In a way, though, this spectacular failure was a blessing. Could anyone else wanting to make their own mark on Anthony Shaffer’s original 1973 screenplay really fare much worse?
Probably not, but a National Theatre of Scotland (NTS) production at Glasgow’s Theatre Royal still has a lot to lose.
‘At first, when you get asked to take on a task like this, you are daunted,’ said Donald McLeary, who co-wrote An Appointment with The Wicker Man.
‘Then you go back and forth on whether you’re the right people to do it justice.’
McLeary – of Radio 4 comedy Fags, Mags and Bags – penned the show with Greg Hemphill – probably best known as Victor in BBC sitcom Still Game.
Hemphill also joins cast members Paul Riley, Sean Biggerstaff, Jimmy Chisholm, Johnny McKnight and Rosalind Sydney in the play, which is directed by NTS chief executive Vicky Featherstone.
McLeary continued: ‘Then you panic that NTS are going to offer it to someone else who will, you are sure, make an arse of it. So you stalk them until they give you the job because you realise you simply need to be involved in this.’
The duo’s re-invention of The Wicker Man is a bold one to say the least. It’s set on a remote Scottish island, where a strange amateur theatre group is rehearsing a stage version of the story. The lead has vanished in mysterious circumstances, so an actor from a TV cop show is drafted in from the mainland as a replacement.
And in this horror-comedy-musical that’s a play-within-a-play, there are many laughs and songs as things begin to get sinister.

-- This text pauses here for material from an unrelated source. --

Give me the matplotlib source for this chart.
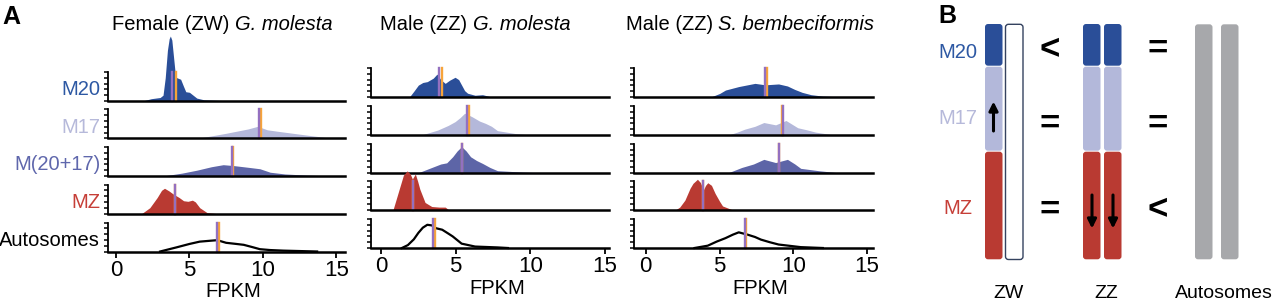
import matplotlib
matplotlib.use('Agg')
import matplotlib.pyplot as plt
from matplotlib.patches import FancyBboxPatch
import numpy as np

plt.rcParams['font.family'] = 'Liberation Sans'

# ---- data (FPKM vs. scaled density) ----
tracks = ['M20', 'M17', 'M(20+17)', 'MZ', 'Autosomes']

# Female (ZW) G. molesta
fem_m20_x = [1.8, 2.4, 3.0, 3.2, 3.35, 3.5, 3.62, 3.7, 3.8, 3.92, 4.05, 4.15, 4.4, 4.6, 4.75, 5.0, 5.2, 5.5, 6.0, 7.0, 8.5]
fem_m20_y = [0.0, 0.08, 0.12, 0.2, 0.8, 1.75, 2.15, 2.24, 2.1, 1.5, 0.85, 0.8, 0.75, 0.5, 0.32, 0.3, 0.22, 0.1, 0.04, 0.02, 0.0]
fem_m17_x = [5.5, 7.5, 9.0, 9.65, 10.3, 11.0, 12.5, 14.8]
fem_m17_y = [0.0, 0.18, 0.33, 0.42, 0.3, 0.25, 0.15, 0.0]
fem_mc_x = [3.2, 4.5, 5.5, 6.5, 7.3, 8.0, 9.0, 9.8, 10.5, 11.5, 13.0, 14.8]
fem_mc_y = [0.0, 0.1, 0.2, 0.32, 0.39, 0.36, 0.3, 0.25, 0.13, 0.07, 0.03, 0.0]
fem_mz_x = [1.75, 2.3, 2.8, 3.1, 3.3, 3.6, 3.9, 4.3, 4.6, 4.9, 5.2, 5.4, 5.7, 6.2, 6.8]
fem_mz_y = [0.0, 0.2, 0.55, 0.8, 0.87, 0.78, 0.67, 0.55, 0.44, 0.42, 0.46, 0.4, 0.2, 0.03, 0.0]
fem_au_x = [3.0, 4.1, 5.0, 5.7, 6.4, 6.9, 7.5, 8.2, 8.7, 9.3, 9.8, 10.5, 11.4, 13.7]
fem_au_y = [0.0, 0.14, 0.26, 0.34, 0.37, 0.39, 0.3, 0.26, 0.23, 0.15, 0.08, 0.05, 0.03, 0.0]
fem_purple = [3.8, 9.73, 7.9, 4.0, 6.85]
fem_orange = [4.07, 9.85, 8.0, 4.0, 7.0]

# Male (ZZ) G. molesta
mg_m20_x = [1.9, 2.2, 2.5, 2.8, 3.1, 3.5, 3.75, 4.0, 4.3, 4.6, 4.96, 5.2, 5.4, 5.6, 5.8, 6.3, 6.8, 7.4]
mg_m20_y = [0.0, 0.2, 0.41, 0.5, 0.53, 0.65, 0.79, 0.6, 0.47, 0.58, 0.68, 0.6, 0.41, 0.22, 0.13, 0.06, 0.08, 0.0]
mg_m17_x = [2.7, 3.8, 4.5, 4.96, 5.3, 5.6, 5.9, 6.1, 6.6, 7.0, 7.4, 7.8, 9.0, 10.0]
mg_m17_y = [0.0, 0.17, 0.33, 0.46, 0.6, 0.75, 0.68, 0.63, 0.48, 0.4, 0.3, 0.15, 0.05, 0.0]
mg_mc_x = [2.5, 3.5, 4.0, 4.4, 4.8, 5.1, 5.4, 5.7, 6.0, 6.4, 6.8, 7.3, 7.8, 9.5, 10.5]
mg_mc_y = [0.0, 0.2, 0.3, 0.34, 0.55, 0.75, 0.9, 0.75, 0.55, 0.42, 0.32, 0.18, 0.07, 0.02, 0.0]
mg_mz_x = [0.8, 1.15, 1.5, 1.75, 1.95, 2.1, 2.3, 2.45, 2.6, 2.95, 3.4, 3.9, 4.3, 4.5, 5.5]
mg_mz_y = [0.0, 0.6, 1.2, 1.35, 1.25, 1.07, 1.24, 1.0, 0.72, 0.26, 0.12, 0.1, 0.1, 0.02, 0.0]
mg_au_x = [1.4, 1.8, 2.2, 2.5, 2.8, 3.1, 3.4, 3.7, 4.1, 4.5, 4.8, 5.4, 6.3, 7.8, 8.5]
mg_au_y = [0.0, 0.1, 0.3, 0.52, 0.7, 0.8, 0.78, 0.68, 0.63, 0.5, 0.4, 0.15, 0.05, 0.02, 0.0]
mg_purple = [3.9, 5.76, 5.4, 2.15, 3.5]
mg_orange = [4.1, 5.9, 5.4, 2.15, 3.6]

# Male (ZZ) S. bembeciformis
ms_m20_x = [4.4, 5.0, 5.4, 6.3, 7.4, 8.1, 9.0, 9.6, 10.1, 10.6, 11.2, 12.0, 13.5]
ms_m20_y = [0.0, 0.12, 0.24, 0.36, 0.47, 0.42, 0.45, 0.38, 0.26, 0.16, 0.08, 0.03, 0.0]
ms_m17_x = [5.6, 6.2, 6.7, 7.4, 8.0, 8.8, 9.5, 10.3, 10.9, 11.5, 12.5, 13.5]
ms_m17_y = [0.0, 0.1, 0.2, 0.3, 0.43, 0.35, 0.5, 0.25, 0.18, 0.1, 0.02, 0.0]
ms_mc_x = [5.6, 6.5, 7.3, 8.0, 8.8, 9.6, 10.1, 10.5, 11.7, 13.0]
ms_mc_y = [0.0, 0.18, 0.3, 0.46, 0.35, 0.46, 0.3, 0.15, 0.07, 0.0]
ms_mz_x = [2.0, 2.3, 2.65, 3.0, 3.2, 3.5, 3.7, 3.9, 4.05, 4.2, 4.45, 4.7, 5.0, 5.2, 5.8, 6.3]
ms_mz_y = [0.0, 0.1, 0.34, 0.75, 0.92, 1.06, 0.95, 0.69, 0.85, 0.94, 0.85, 0.57, 0.3, 0.14, 0.02, 0.0]
ms_au_x = [3.3, 4.2, 4.8, 5.4, 5.9, 6.3, 6.9, 7.4, 7.8, 8.4, 9.0, 10.5, 12.0]
ms_au_y = [0.0, 0.08, 0.22, 0.34, 0.46, 0.54, 0.46, 0.38, 0.29, 0.2, 0.12, 0.03, 0.0]
ms_purple = [8.1, 9.3, 9.05, 3.9, 6.75]
ms_orange = [8.2, 9.2, 9.05, 3.9, 6.8]

title_plain = ['Female (ZW) ', 'Male (ZZ) ', 'Male (ZZ) ']
title_ital = ['G. molesta', 'G. molesta', 'S. bembeciformis']
xticks = [0, 5, 10, 15]

# ---- colours ----
fill_cols = ['#2a4e98', '#b4b8da', '#5d65a7', '#b93a32', None]
label_cols = ['#2d58a3', '#b6b9da', '#5f67ac', '#c63f38', 'black']
purple = '#9470c0'
orange = '#f7a43a'
lav = '#b3b8da'
gray = '#a7a8ab'

W, H = 1280, 306
fig = plt.figure(figsize=(W / 100, H / 100), dpi=100)
renderer = fig.canvas.get_renderer()


def rect(left, right, base, height=29):
    return [left / W, 1 - base / H, (right - left) / W, height / H]


columns = [
    (list(zip([fem_m20_x, fem_m17_x, fem_mc_x, fem_mz_x, fem_au_x],
              [fem_m20_y, fem_m17_y, fem_mc_y, fem_mz_y, fem_au_y])), fem_purple, fem_orange),
    (list(zip([mg_m20_x, mg_m17_x, mg_mc_x, mg_mz_x, mg_au_x],
              [mg_m20_y, mg_m17_y, mg_mc_y, mg_mz_y, mg_au_y])), mg_purple, mg_orange),
    (list(zip([ms_m20_x, ms_m17_x, ms_mc_x, ms_mz_x, ms_au_x],
              [ms_m20_y, ms_m17_y, ms_mc_y, ms_mz_y, ms_au_y])), ms_purple, ms_orange),
]
lefts = [108, 371, 634]
rights = [345, 609, 873]
bases = [[101, 138.5, 176, 213.5, 251.5],
         [97, 135, 172.7, 210, 248],
         [97, 135, 172.7, 210, 248]]
xlims = [(-0.55, 15.6), (-0.67, 15.27), (-0.8, 15.4)]
title_x = [222, 475, 750]

for c, (dens, pur, ora) in enumerate(columns):
    for r, (xs, ys) in enumerate(dens):
        ax = fig.add_axes(rect(lefts[c], rights[c], bases[c][r]))
        ax.patch.set_alpha(0)
        if fill_cols[r] is None:
            ax.plot(xs, ys, color='black', lw=1.6, clip_on=False, zorder=2)
        else:
            ax.fill_between(xs, 0, ys, color=fill_cols[r], lw=0, clip_on=False, zorder=2)
        ax.plot([ora[r], ora[r]], [0, 1.0], color=orange, lw=1.7, clip_on=False, zorder=3)
        ax.plot([pur[r], pur[r]], [0, 1.0], color=purple, lw=1.7, clip_on=False, zorder=4)
        ax.set_xlim(*xlims[c])
        ax.set_ylim(0, 1)
        for s in ['top', 'right']:
            ax.spines[s].set_visible(False)
        ax.spines['left'].set_linewidth(1.3)
        ax.spines['bottom'].set_linewidth(1.8)
        ax.spines['bottom'].set_zorder(5)
        ax.set_yticks(np.linspace(0, 1, 6))
        ax.set_yticklabels([])
        ax.tick_params(axis='y', length=3, width=1.1)
        if r == 4:
            ax.set_xticks(xticks)
            ax.tick_params(axis='x', length=4.5, width=1.3, labelsize=16, pad=1.5)
            ax.set_xlabel('FPKM', fontsize=14.5, labelpad=1, x=0.53)
        else:
            ax.set_xticks([])
        if c == 0:
            ax.text(-0.033, 0.38, tracks[r], transform=ax.transAxes, ha='right', va='center',
                    fontsize=14.5, color=label_cols[r])

    # title: plain part followed by italic species name, centred as one line
    t1 = fig.text(0, 1 - 25 / H, title_plain[c], ha='left', va='center', fontsize=14.5)
    t2 = fig.text(0, 1 - 25 / H, title_ital[c], ha='left', va='center', fontsize=14.5,
                  style='italic')
    w1 = t1.get_window_extent(renderer).width
    w2 = t2.get_window_extent(renderer).width
    x0 = title_x[c] - (w1 + w2) / 2
    t1.set_x(x0 / W)
    t2.set_x((x0 + w1) / W)

fig.text(11 / W, 1 - 17 / H, 'A', ha='center', va='center', fontsize=18, fontweight='bold')
fig.text(947 / W, 1 - 16 / H, 'B', ha='center', va='center', fontsize=18, fontweight='bold')

# ---- panel B schematic ----
bx = fig.add_axes([0, 0, 1, 1], zorder=-1)
bx.set_xlim(0, W)
bx.set_ylim(H, 0)
bx.set_axis_off()

seg_top = [24, 66.7, 151.7]
seg_bot = [65.7, 150.7, 259.3]
seg_col = [fill_cols[0], lav, fill_cols[3]]
z_left = [985, 1083, 1104]
chrom_w = 17.5


def rbox(x, y0, y1, fc, ec='none', lw=0):
    bx.add_patch(FancyBboxPatch((x, y0), chrom_w, y1 - y0,
                                boxstyle='round,pad=0,rounding_size=3',
                                fc=fc, ec=ec, lw=lw))


for x in z_left:
    for t, b, col in zip(seg_top, seg_bot, seg_col):
        rbox(x, t, b, col)
rbox(1005.5, 24.3, 259.5, 'white', ec='#34425f', lw=1.0)
for x in [1195, 1221]:
    rbox(x, 24.3, 259.3, gray)

for lab, y, col in zip(['M20', 'M17', 'MZ'], [52, 119, 208],
                       [label_cols[0], label_cols[1], label_cols[3]]):
    bx.text(958, y, lab, ha='center', va='center', fontsize=14.5, color=col)

for sym, y in zip(['<', '=', '='], [49.5, 124, 210]):
    bx.text(1050, y, sym, ha='center', va='center', fontsize=25, fontweight='bold')
for sym, y in zip(['=', '=', '<'], [49, 124, 209.5]):
    bx.text(1158, y, sym, ha='center', va='center', fontsize=25, fontweight='bold')

arrow = dict(arrowstyle='-|>', lw=2.2, color='black', mutation_scale=13, shrinkA=0, shrinkB=0)
bx.annotate('', xy=(993.5, 101.5), xytext=(993.5, 131), arrowprops=arrow)
for x in [1092, 1113]:
    bx.annotate('', xy=(x, 228.5), xytext=(x, 195), arrowprops=arrow)

for lab, x in zip(['ZW', 'ZZ', 'Autosomes'], [1008, 1106, 1224]):
    bx.text(x, 293, lab, ha='center', va='center', fontsize=14)

fig.savefig('out.png', dpi=100)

‘If any stage adaptation of something you love this much is going ahead, it’s going ahead with the care, attention and respect that only a couple of lunatic fans can bring,’ added McLeary.
So as you’re enjoying this team of talented Scots put its intriguing spin on a cinematic classic at one of the country’s most prestigious venues this week, you can forget about Nicolas Cage’s overacting.
That said, the YouTube video I described earlier is definitely worth a watch.